Ни об чем не бери в голову. Хоть до первых белых мух, – и чтоб исключительно не рябило тебя: за свет, за газ, – все наперед уплочено.
А какие мигрени меня колесами катали – из угла в угол, из угла в угол ой! Семь тысяч мук он со мной истерпел – чисто тебе говорю. И вот уж когда его ангелы под локотки подхватили, я одеялу чуть-чуть… чтоб только один глазок – и все его упокоение наблюдала. Они, ангелы, уводили его уважительно, по-старинному, а он возился царственно, носом в самое небо. Одного-то ангела я и теперь бы узнала, на глаз коснейший, и двумя крыльями бухты, бухты…
Крылья вроде еще зимние, сероватые, коснейший глаз зеленый помню, а второй горячий – бессонный, огнем голубеньким пыхал.
– Прощай, Сидорий! – шепчу я… Не знаю, когда я-то соберусь, а ты, разлюбезный мой, избенку там пригляди. Поди, не забыл, как мы в Гжатске любо-любо вязались друг к дружке, не забыл?.. За рыжиками в лес с тобой ходили…
О, Господи! Никак, мне совсем полегчало?
– Пелагея Сергеевна! Пелагея Сергеевна!
– Подходи, Мирра.
Это еврейка с третьего этажа. Если окно у нас открыто, даже в ночь-полночь пианино там баклушило… Смехи их еврейские, их споры и песни еврейские – все повторяют: хава дуй, хава дуй… Ныне-то Мирра, как и я, с пензией.
– Иди, иди, Мирра!
– Мне показалось, что у вас ночью разрешилось…

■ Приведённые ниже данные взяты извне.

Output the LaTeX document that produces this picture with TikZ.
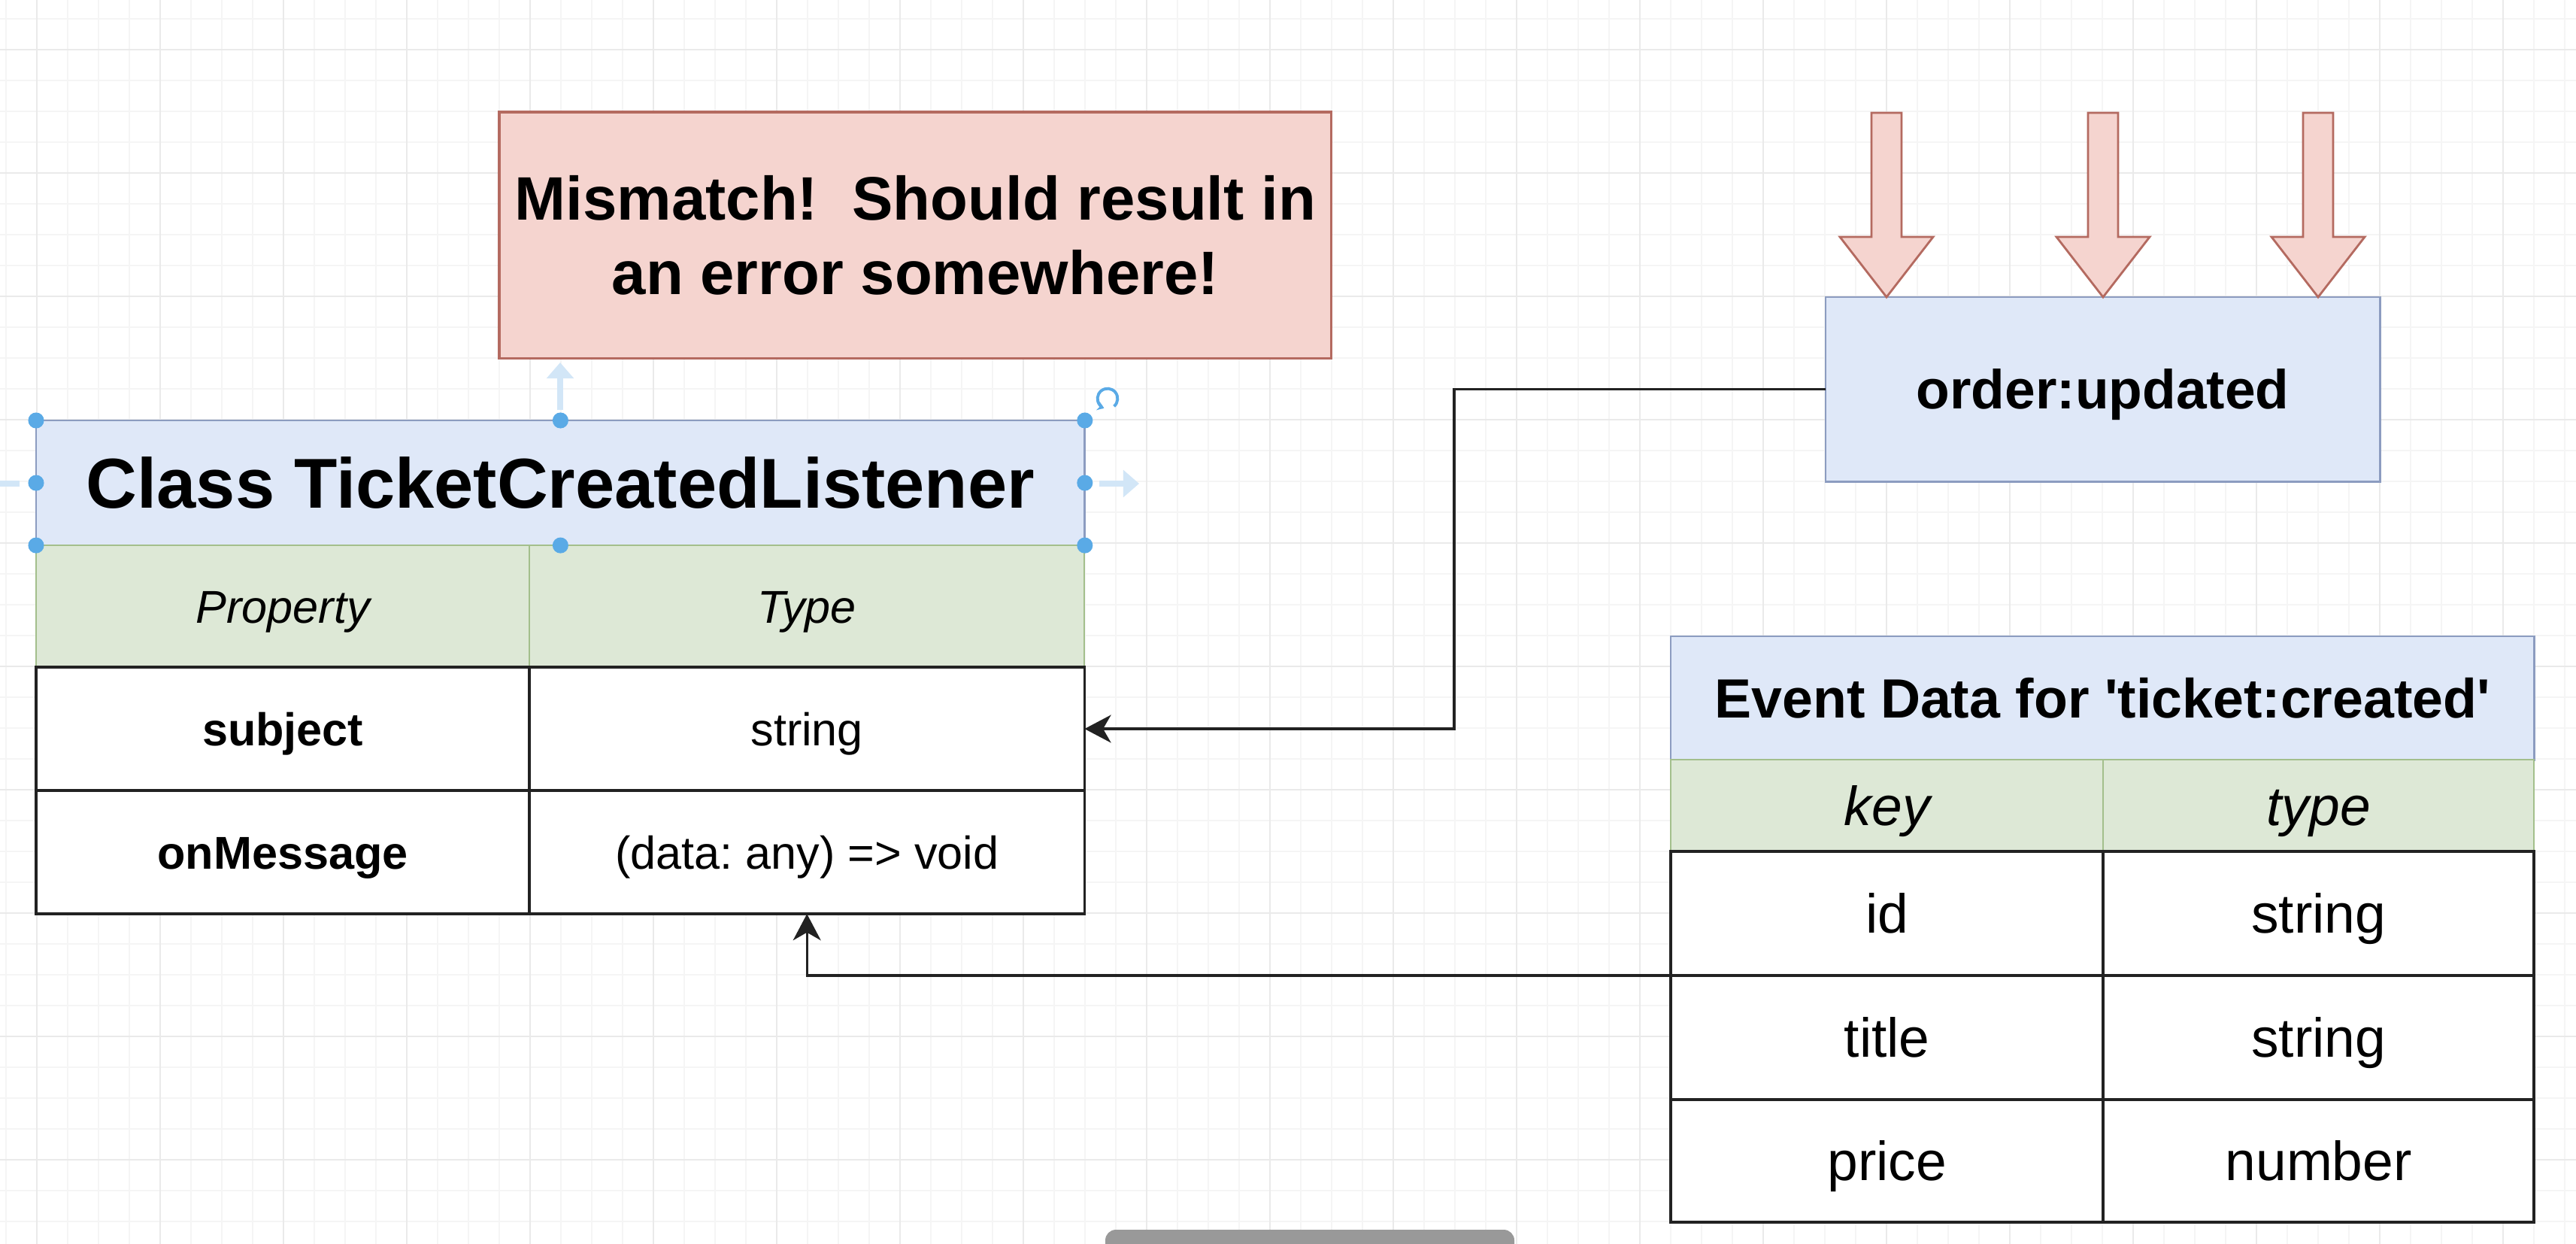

– Разрешилось, Мирра Абрамовна. Столетник толщенный, как ты велела, почти весь ухрястала.
– Ну что, хорошо?
– Как не хорошо? Ты, небось, учуяла, да весь наш дом подернуло, до пятого этажа, блоки-то хреновые… До туалета не успела. И кровать, и пол, и коридор…
– Но я же вас предупреждала, Пелагея Сергеевна, чтоб не весь цветок, тут осторожность требуется.
– Спасибочки, Мирра, я уж думаю, хрен с ним, с цветком, другой заведу.
– Я, Пелагея Сергеевна, еврейские праздники не очень хорошо знаю, поскольку интернационалистка… Но вроде по телевизору показывали, что какой-то у нас в Иерусалиме… погодите… погодите… погодите… Вспомнила – праздник «хеш»… нет, не «хеш», а «мехеш»… Ну, с поносом вас, Пелагея Сергеевна!
И вдруг Мирра зашептала:
– Я вам не рассказывала про бочки?
– Нет, а чего?
– Это еще когда Иосиф Виссарионович Сталин был жив. Мой родственник, Бруштейн фамилия, работал замдиректора на предприятии, где производились бочки. И вот они получили заказ: сделать в кратчайший срок сто тысяч, нет, двести тысяч бочек. И заказ особо важный, государственный. Все приказано делать секретно, ночью. А его приятель, Левин, тоже узнал о приказе, только он работал по ведрам.
– Под огурцы?
– Какие огурцы, Пелагея Сергеевна? Я же вам сказала – государственная тайна, – и Мирра, еще тише, продолжала. – Всех евреев должны были вывезти из Москвы, посадить в теплушки и отправить в Сибирь. А эти бочки и ведра называются «параши», вроде как уборные евреям в дорогу.
– За что же всех-то? Есть ведь и хорошие евреи. Вот вы, Мирра Абрамовна…
– Какая вы непонятливая, Пелагея Сергеевна, квартиры же в Москве освобождались. Я это вспомнила, когда вы опорожнились. Но об этом факте никому, ни одной душе, – и Мирра рукою прикрыла рот.
– Можете, Мирра Абрамовна, на меня не сомневаться.
– Ну, еще раз с праздником, Пелагея Сергеевна.
– И тебя с праздником, Мирра Абрамовна. Здоровьица тебе, только дальше не ступай, а то…
Пелагея Сергеевна услышала, как Мирра заперла за собой дверь. Ей ключи были оставлены.
А Пелагея Сергеевна, закрыв глаза, уже лежала посередине лесной поляны, вся увитая розовыми и голубыми граммофончиками. И они пели ей ангельскими голосами.